In any case, the next time I went home, I sneaked away with my dad’s old guitar and started pestering Nash for classes. That wasn’t difficult. I let my pestering hours coincide with his sleeping hours. In effect, I held his sleep hostage.
To make a long story short, he hurriedly got married, kicked me out, and slept for around 20 days at a stretch to get over the phase.

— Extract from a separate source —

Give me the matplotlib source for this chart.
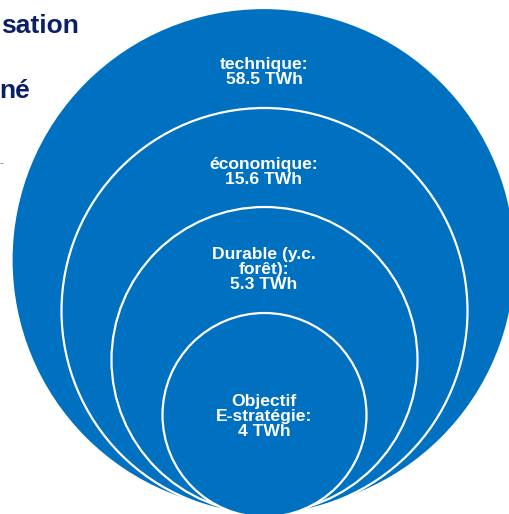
import matplotlib
matplotlib.use("Agg")
import matplotlib.pyplot as plt
from matplotlib.patches import Circle

# Data
categories = ["technique", "économique", "Durable (y.c.\nforêt)", "Objectif\nE-stratégie"]
values_twh = [58.5, 15.6, 5.3, 4]
unit = "TWh"
side_text = ["sation", "né", "-"]

# Layout (pixel coordinates)
W, H = 509, 514
fig = plt.figure(figsize=(W / 100, H / 100), dpi=100)
ax = fig.add_axes([0, 0, 1, 1])
ax.set_xlim(0, W)
ax.set_ylim(H, 0)
ax.set_aspect("equal")
ax.axis("off")

blue = "#0070C0"
navy = "#0B1F66"
font = ["Liberation Sans", "DejaVu Sans"]

circles = [  # (cx, cy, r)
    (263.5, 260, 252),
    (264.5, 311, 203),
    (264.5, 360, 153),
    (264.5, 415, 102),
]
label_y = [71.5, 172.5, 269.5, 416.5]

for (cx, cy, r) in circles:
    ax.add_patch(Circle((cx, cy), r, facecolor=blue, edgecolor="white", lw=1.6, zorder=2))

for cat, val, y in zip(categories, values_twh, label_y):
    v = f"{val:g}"
    ax.text(264, y, f"{cat}:\n{v} {unit}", ha="center", va="center",
            color="white", fontsize=12.6, fontweight="bold", family=font,
            linespacing=1.0, zorder=5)

# partially visible text on the left
ax.text(79, 26, side_text[0], ha="right", va="center", color=navy,
        fontsize=19, fontweight="bold", family=font, zorder=1)
ax.text(30, 91, side_text[1], ha="right", va="center", color=navy,
        fontsize=19, fontweight="bold", family=font, zorder=1)
ax.text(3, 163, side_text[2], ha="right", va="center", color="#5A6E9E",
        fontsize=8, family=font, zorder=1)

fig.savefig("out.png", dpi=100)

So between groans and obscure references to the Geneva Convention Treaty, he taught me some of the basics. It didn’t take him long to regret it because my practice hours coincided with his sleeping hours yet again. And if you think it’s easy to catch your forty winks with some idiot with six strings and a plectrum making unseemly, arrhythmic noises throughout your slumber, then come on over – let me give you a free sample. To make a long story short, he hurriedly got married, kicked me out, and slept for around 20 days at a stretch to get over the phase.
And now…I’m back.
I told Nash about my re-entry day before yesterday… And yesterday… I SWEAR this is true – Nash called me up and told me his company is ‘sending him’ to America for a while in a week… I have to say… What a co-inky-dink!